Work instructions. The line holding "import * as" is the last one to output; start at the first line of the data, keep every line in between exactly, and leave out pictures.

Start Given data

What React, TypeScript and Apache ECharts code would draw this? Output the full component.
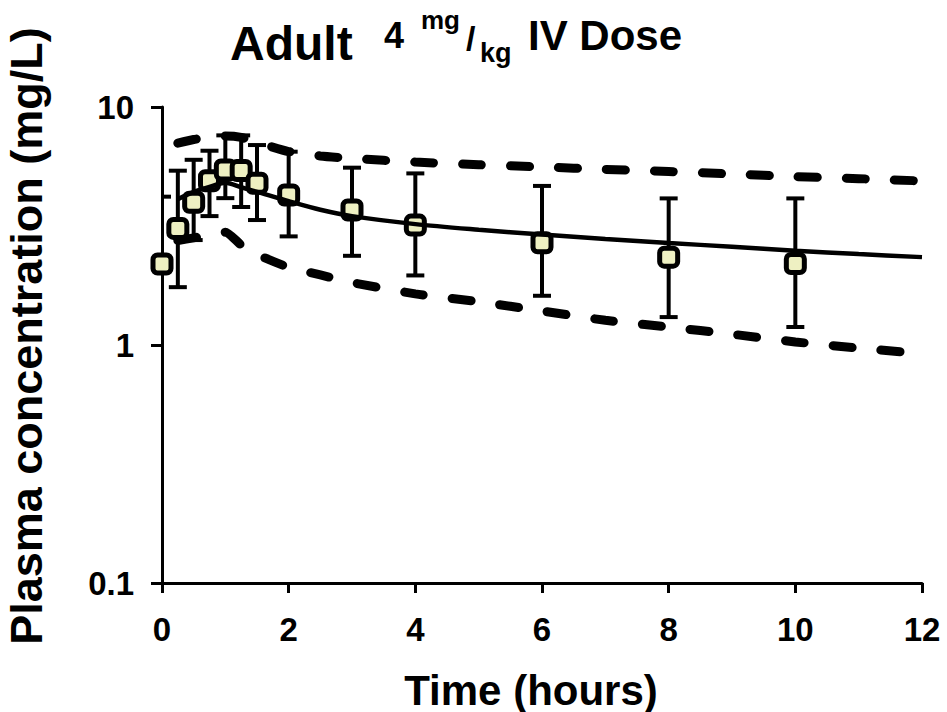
import React, { useEffect, useRef } from "react";
import * as echarts from "echarts";

// Observed data (mean with error bars)
const obsTimes = [0, 0.25, 0.5, 0.75, 1, 1.25, 1.5, 2, 3, 4, 6, 8, 10];
const obsMean = [2.19, 3.09, 3.98, 4.9, 5.44, 5.41, 4.78, 4.27, 3.69, 3.19, 2.69, 2.34, 2.2];
const obsUpper = [4.2, 5.4, 6.0, 6.55, 7.6, 7.6, 6.92, 6.49, 5.56, 5.26, 4.66, 4.13, 4.13];
const obsLower = [0.05, 1.75, 2.76, 3.48, 4.14, 3.8, 3.35, 2.86, 2.37, 1.96, 1.61, 1.31, 1.19];

// Model prediction: median
const medTimes = [0.25, 0.5, 0.75, 1, 1.25, 1.5, 2, 2.5, 3, 4, 5, 6, 7, 8, 9, 10, 11, 12];
const medValues = [4.1, 4.4, 4.62, 4.8, 4.6, 4.4, 4.02, 3.7, 3.48, 3.22, 3.05, 2.91, 2.79, 2.68, 2.59, 2.49, 2.41, 2.34];

// Model prediction: 95th and 5th percentiles
const bandTimes = [0.25, 0.5, 0.75, 1, 1.25, 1.5, 2, 2.5, 3, 4, 5, 6, 7, 8, 9, 10, 11, 12];
const upperValues = [7.05, 7.3, 7.45, 7.55, 7.45, 7.1, 6.5, 6.23, 6.08, 5.87, 5.72, 5.6, 5.47, 5.36, 5.23, 5.1, 5.0, 4.89];
const lowerValues = [2.75, 2.82, 2.9, 2.98, 2.63, 2.4, 2.12, 1.97, 1.83, 1.64, 1.52, 1.39, 1.27, 1.19, 1.11, 1.03, 0.97, 0.92];

const xTicks = { min: 0, max: 12, interval: 2 };
const yTicks = { min: 0.1, max: 10 };

const FONT = "'Liberation Sans', Arial, Helvetica, sans-serif";

export default function App() {
  const ref = useRef<HTMLDivElement>(null);

  useEffect(() => {
    if (!ref.current) return;
    const chart = echarts.init(ref.current, null, { renderer: "svg" });

    const pair = (xs: number[], ys: number[]) => xs.map((x, i) => [x, ys[i]]);

    const t = (text: string, x: number, y: number, size: number, extra: any = {}) => ({
      type: "text",
      x,
      y,
      z: 100,
      style: {
        text,
        font: `bold ${size}px ${FONT}`,
        fill: "#000",
        align: "left",
        verticalAlign: "middle",
        ...extra,
      },
    });

    const option: any = {
      animation: false,
      backgroundColor: "#ffffff",
      grid: { left: 162, top: 107, width: 760, height: 476, containLabel: false },
      xAxis: {
        type: "value",
        min: xTicks.min,
        max: xTicks.max,
        interval: xTicks.interval,
        axisLine: { show: true, lineStyle: { color: "#000", width: 3 } },
        axisTick: { show: true, length: 10, lineStyle: { color: "#000", width: 3 } },
        axisLabel: {
          color: "#000",
          fontSize: 33,
          fontWeight: "bold",
          fontFamily: FONT,
          margin: 30,
        },
        splitLine: { show: false },
      },
      yAxis: {
        type: "log",
        logBase: 10,
        min: yTicks.min,
        max: yTicks.max,
        axisLine: { show: true, lineStyle: { color: "#000", width: 3 } },
        axisTick: { show: true, length: 11, lineStyle: { color: "#000", width: 3 } },
        minorTick: { show: false },
        axisLabel: {
          color: "#000",
          fontSize: 33,
          fontWeight: "bold",
          fontFamily: FONT,
          margin: 28,
          formatter: (v: number) => (v < 1 ? v.toFixed(1) : String(Math.round(v))),
        },
        splitLine: { show: false },
      },
      graphic: [
        t("Adult", 230, 43, 48),
        t("4", 384, 35, 36),
        t("mg", 421, 20, 26),
        t("/", 466, 38, 34),
        t("kg", 480, 53, 27),
        t("IV Dose", 528, 35, 42),
        t("Time (hours)", 531, 690, 42, { align: "center" }),
        {
          type: "text",
          x: 26,
          y: 336,
          rotation: Math.PI / 2,
          z: 100,
          style: {
            text: "Plasma concentration (mg/L)",
            font: `bold 45px ${FONT}`,
            fill: "#000",
            align: "center",
            verticalAlign: "middle",
          },
        },
      ],
      series: [
        {
          type: "line",
          name: "upper",
          data: pair(bandTimes, upperValues),
          symbol: "none",
          smooth: 0.2,
          lineStyle: { color: "#000", width: 9, type: [19, 29], cap: "round" },
          z: 2,
        },
        {
          type: "line",
          name: "lower",
          data: pair(bandTimes, lowerValues),
          symbol: "none",
          smooth: 0.2,
          lineStyle: { color: "#000", width: 9, type: [19, 29], cap: "round" },
          z: 2,
        },
        {
          type: "custom",
          name: "errors",
          clip: true,
          z: 3,
          encode: { x: 0, y: [1, 2] },
          data: obsTimes.map((tt, i) => [tt, obsLower[i], obsUpper[i]]),
          renderItem: (params: any, api: any) => {
            const tv = api.value(0);
            const lo = api.value(1);
            const hi = api.value(2);
            const top = api.coord([tv, hi]);
            const bot = api.coord([tv, lo]);
            const hw = 9;
            const st = { stroke: "#000", lineWidth: 4 };
            return {
              type: "group",
              children: [
                { type: "line", shape: { x1: top[0], y1: top[1], x2: bot[0], y2: bot[1] }, style: st },
                { type: "line", shape: { x1: top[0] - hw, y1: top[1], x2: top[0] + hw, y2: top[1] }, style: st },
                { type: "line", shape: { x1: bot[0] - hw, y1: bot[1], x2: bot[0] + hw, y2: bot[1] }, style: st },
              ],
            };
          },
        },
        {
          type: "scatter",
          name: "observed",
          data: pair(obsTimes, obsMean),
          symbol: "roundRect",
          symbolSize: 18,
          clip: false,
          itemStyle: { color: "#eef0c2", borderColor: "#000", borderWidth: 5, opacity: 1 },
          z: 4,
        },
        {
          type: "line",
          name: "median",
          data: pair(medTimes, medValues),
          symbol: "none",
          smooth: 0.3,
          lineStyle: { color: "#000", width: 4.5 },
          z: 5,
        },
      ],
    };

    chart.setOption(option);
    return () => chart.dispose();
  }, []);

  return (
    <div
      ref={ref}
      style={{ position: "fixed", left: 0, top: 0, width: 947, height: 712, background: "#fff" }}
    />
  );
}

End Given data

Reply to the task.
What React, TypeScript and Apache ECharts code would draw this? Output the full component.
import React, { useEffect, useRef } from "react";
import * as echarts from "echarts";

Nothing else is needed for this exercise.